Icemelt is the body of artwork I have been making in response to a voyage I made to Antarctica in 2002, and from looking into how the landscape has been perceived by others. I traveled to Antarctica on icebreaker RSV Aurora Australis. Throughout the voyage, and while staying on the Australian bases Davis and Mawson, I developed material to make the interactive CDROM Imagining a different view (an animated journal), prints, drawings, paintings and assemblages.
I was cleaning my studio last week, moving some stuff around, when I began to look at some thing I had put together last year with new eyes: a length of varnished wood with a fax roll core at each, with handles welded on for winding. I'd used it last year as a tool when teaching English. Students were each given a length of paper the width of the rollers and asked to make a drawing to represent the action of a chapter in a novel. Joined all together, and attached either end to the rollers, we could wind the handles and read the whole book in picture form. A T-shirt my partner was wearing that day caught my eye. Printed with actual penguin feet, it reminded me of the penguin tracks I'd seen in the snow at Davis. A scientist on Macquarie Island had made it when he was wintering there in 1995. I started to think about treadmills. Then Karin, an artist/ marine biologist friend staying with us at the time, who had made five trips to Antarctica studying zooplankton, pointed out that my machine looked a bit like a CPR: Continuous Plankton Recorder. These devices trawl rolls of strong silk mesh through Antarctic waters collecting zooplankton, to track their distribution and abundance. They're indistinguishable to the naked eye. Could this be a Continuous Penguin Recorder? I thought of the continuous toil of penguins, and of other Antarctic creatures, in their struggle to survive: the treadmill of their lives. I thought too of the continuous toil of scientists collecting data on them. The original CPR was developed by Alister Hardy in the 1920's and has been used since those days to track the tiny but critical little beasties in the marine food chain, on which penguins and people depend.

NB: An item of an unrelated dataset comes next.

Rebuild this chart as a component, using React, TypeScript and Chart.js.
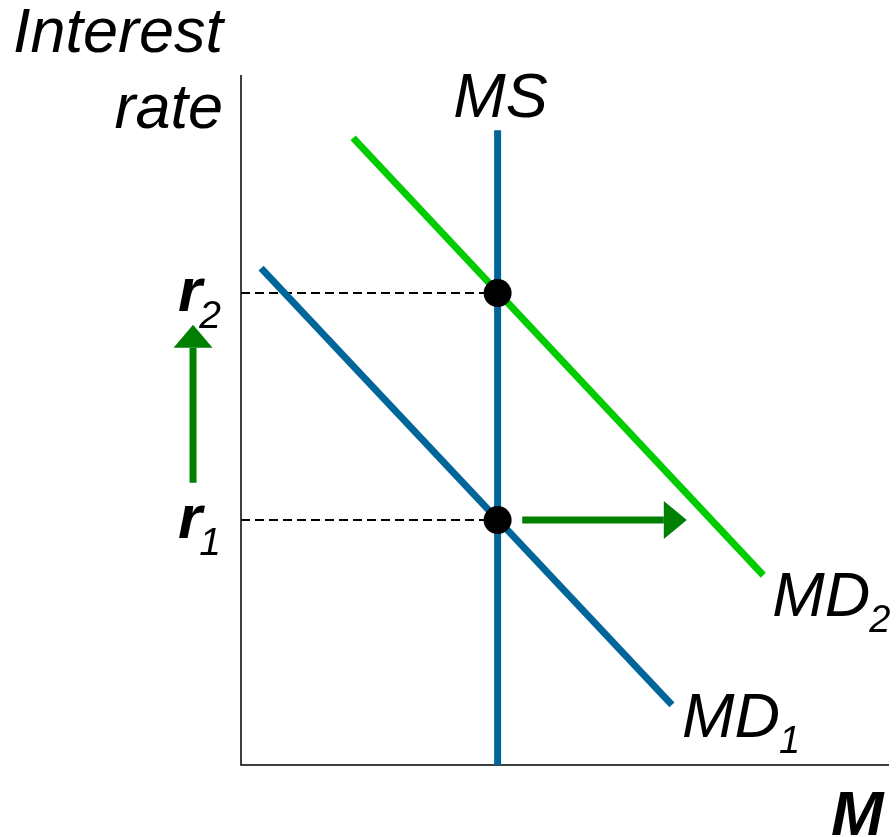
import React, { useEffect, useRef } from "react";
import { Chart, registerables } from "chart.js";

Chart.register(...registerables);

// ---- Data (abstract units: M on x 0..100, interest rate on y 0..100) ----
const msX = [39.6, 39.6];
const msY = [0, 92];
const md1X = [3.1, 66.5];
const md1Y = [72.0, 8.7];
const md2X = [17.3, 80.6];
const md2Y = [90.9, 27.5];
const rateLevels = [35.5, 68.4]; // r1, r2
const eqX = 39.6;
const shiftArrowX = [43.4, 68.8];
const shiftArrowY = 35.5;
const rateArrowX = -7.4;
const rateArrowY = [40.9, 63.8];
const rateLabels = ["r", "r"];
const rateSubs = ["1", "2"];
const curveLabels = ["MD", "MD"];
const curveSubs = ["1", "2"];
const msLabel = "MS";
const yTitle = ["Interest", "rate"];
const xTitle = "M";

const BLUE = "rgb(0,102,153)";
const GREEN = "rgb(0,204,0)";
const DARKGREEN = "rgb(0,128,0)";
const FONT = "'Liberation Sans', Arial, sans-serif";

const pts = (xs: number[], ys: number[]) => xs.map((x, i) => ({ x, y: ys[i] }));

const overlay = {
  id: "overlay",
  beforeDatasetsDraw(chart: any) {
    const { ctx, chartArea } = chart;
    ctx.save();
    ctx.strokeStyle = "#000";
    ctx.lineWidth = 1.5;
    ctx.beginPath();
    ctx.moveTo(chartArea.left, chartArea.top);
    ctx.lineTo(chartArea.left, chartArea.bottom);
    ctx.lineTo(chartArea.right, chartArea.bottom);
    ctx.stroke();
    ctx.restore();
  },
  afterDatasetsDraw(chart: any) {
    const { ctx, chartArea } = chart;
    const xs = chart.scales.x;
    const ys = chart.scales.y;
    const px = (v: number) => xs.getPixelForValue(v);
    const py = (v: number) => ys.getPixelForValue(v);
    ctx.save();
    ctx.fillStyle = DARKGREEN;
    ctx.strokeStyle = DARKGREEN;
    // right shift arrow
    {
      const x0 = px(shiftArrowX[0]);
      const x1 = px(shiftArrowX[1]);
      const y = py(shiftArrowY);
      const head = 23;
      ctx.lineWidth = 7;
      ctx.beginPath();
      ctx.moveTo(x0, y);
      ctx.lineTo(x1 - head, y);
      ctx.stroke();
      ctx.beginPath();
      ctx.moveTo(x1, y);
      ctx.lineTo(x1 - head, y - 19);
      ctx.lineTo(x1 - head, y + 19);
      ctx.closePath();
      ctx.fill();
    }
    // up arrow (rate rises)
    {
      const x = px(rateArrowX);
      const y0 = py(rateArrowY[0]);
      const y1 = py(rateArrowY[1]);
      const head = 23;
      ctx.lineWidth = 7;
      ctx.beginPath();
      ctx.moveTo(x, y0);
      ctx.lineTo(x, y1 + head);
      ctx.stroke();
      ctx.beginPath();
      ctx.moveTo(x, y1);
      ctx.lineTo(x - 19.5, y1 + head);
      ctx.lineTo(x + 19.5, y1 + head);
      ctx.closePath();
      ctx.fill();
    }

    ctx.fillStyle = "#000";
    ctx.textBaseline = "alphabetic";
    // y title
    ctx.font = `italic 63px ${FONT}`;
    ctx.textAlign = "right";
    ctx.fillText(yTitle[0], chartArea.left - 18, 52);
    ctx.fillText(yTitle[1], chartArea.left - 18, 128);
    // x title
    ctx.font = `italic bold 63px ${FONT}`;
    ctx.textAlign = "left";
    ctx.fillText(xTitle, chartArea.right - 58, chartArea.bottom + 70);
    // MS label
    ctx.font = `italic 63px ${FONT}`;
    ctx.textAlign = "center";
    ctx.fillText(msLabel, px(msX[1]) + 3, py(msY[1]) - 13);
    // MD labels
    ctx.textAlign = "left";
    const ends = [
      { x: px(md1X[1]) + 10, y: py(md1Y[1]) + 32 },
      { x: px(md2X[1]) + 9, y: py(md2Y[1]) + 41 },
    ];
    ends.forEach((p, i) => {
      ctx.font = `italic 63px ${FONT}`;
      ctx.fillText(curveLabels[i], p.x, p.y);
      const w = ctx.measureText(curveLabels[i]).width;
      ctx.font = `italic 38px ${FONT}`;
      ctx.fillText(curveSubs[i], p.x + w - 1, p.y + 16);
    });
    // r labels
    rateLevels.forEach((lv, i) => {
      const y = py(lv);
      const x = chartArea.left - 63;
      ctx.font = `italic bold 62px ${FONT}`;
      ctx.fillText(rateLabels[i], x, y + 18);
      const w = ctx.measureText(rateLabels[i]).width;
      ctx.font = `italic 39px ${FONT}`;
      ctx.fillText(rateSubs[i], x + w - 3, y + 35);
    });
    ctx.restore();
  },
};

export default function App() {
  const ref = useRef<HTMLCanvasElement | null>(null);
  useEffect(() => {
    if (!ref.current) return;
    const dashed = (lv: number) => ({
      data: pts([0, eqX], [lv, lv]),
      borderColor: "#000",
      borderWidth: 2,
      borderDash: [9, 5],
      pointRadius: 0,
      showLine: true,
      clip: false,
      order: 5,
    });
    const chart = new Chart(ref.current, {
      type: "scatter",
      data: {
        datasets: [
          {
            data: rateLevels.map((lv) => ({ x: eqX, y: lv })),
            backgroundColor: "#000",
            borderColor: "#000",
            pointRadius: 14,
            pointHoverRadius: 14,
            borderWidth: 0,
            showLine: false,
            clip: false,
            order: 0,
          },
          { data: pts(msX, msY), borderColor: BLUE, borderWidth: 7, pointRadius: 0, showLine: true, clip: false, order: 1 },
          { data: pts(md1X, md1Y), borderColor: BLUE, borderWidth: 7, pointRadius: 0, showLine: true, clip: false, order: 2 },
          { data: pts(md2X, md2Y), borderColor: GREEN, borderWidth: 7, pointRadius: 0, showLine: true, clip: false, order: 3 },
          ...rateLevels.map(dashed),
        ] as any,
      },
      options: {
        responsive: false,
        animation: false,
        layout: { autoPadding: false, padding: { left: 241, right: 7, top: 75, bottom: 72 } },
        plugins: { legend: { display: false }, tooltip: { enabled: false } },
        scales: {
          x: { type: "linear", min: 0, max: 100, display: false },
          y: { type: "linear", min: 0, max: 100, display: false },
        },
        elements: { line: { borderCapStyle: "butt" } },
      } as any,
      plugins: [overlay],
    });
    return () => chart.destroy();
  }, []);
  return (
    <div style={{ position: "absolute", left: 0, top: 0, width: 896, height: 837, background: "#fff" }}>
      <canvas ref={ref} width={896} height={837} />
    </div>
  );
}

Michaela Gleave, a Sydney based installation artist who is yet to go south, imaginatively responds to an Antarctic word: diamond dust - Tiny crystals of ice in cold air, brilliantly reflecting sunlight (Hince, B. 2000, p.98):
Raining Room (Diamond dust) is a 3D animated room of actual falling water through light, imaginatively transporting visitors into an Antarctic atmosphere. The word is physically extended into a space and time you can walk through and touch. How might such a work be represented on-line, and linked to the word and its definition, and evoke an experience of the artwork?
Gleave, M. 2006 Exhibition, Raining Room (Diamond dust), Firstdraft gallery, Sydney:
I find a sound sculpture in the National History Museum, London (June 2006). Made by Max Eastley, an artist just returned from the Arctic, it's a line of shaped glass shards suspended from fine steel cables, in a long line along a wall. A small mechanism turns the top of each cable, causing the shards to strike into each other randomly. The sound evokes that of the millions of tiny bells I heard at Ace Lake, beyond Mawson, where the sun shines through crystal a blue sky, and warms the black dust particles that land on a nearby glacier. The glacier is melting, crystal by blue crystal. Melodic ringings sound through Antarctic air from vast distances, yet can also put your ear to hear a single crystal tone.
Working with some stereoscopic photographs taken by Tony Oetterli, an Antarctic expeditioner who was stationed at Mawson over two summers, including the intervening winter, I'm engraving each of two images (one for each eye) onto either side of a thick glass sheet. Another experiment involves transforming each image into an oil painting, for rephotographing and viewing in strereo. As anyone who has tried to paint outdoors in Antarctica will tell you, it's impossible! Working with these 3D images, however, is perhaps the next best thing to being there.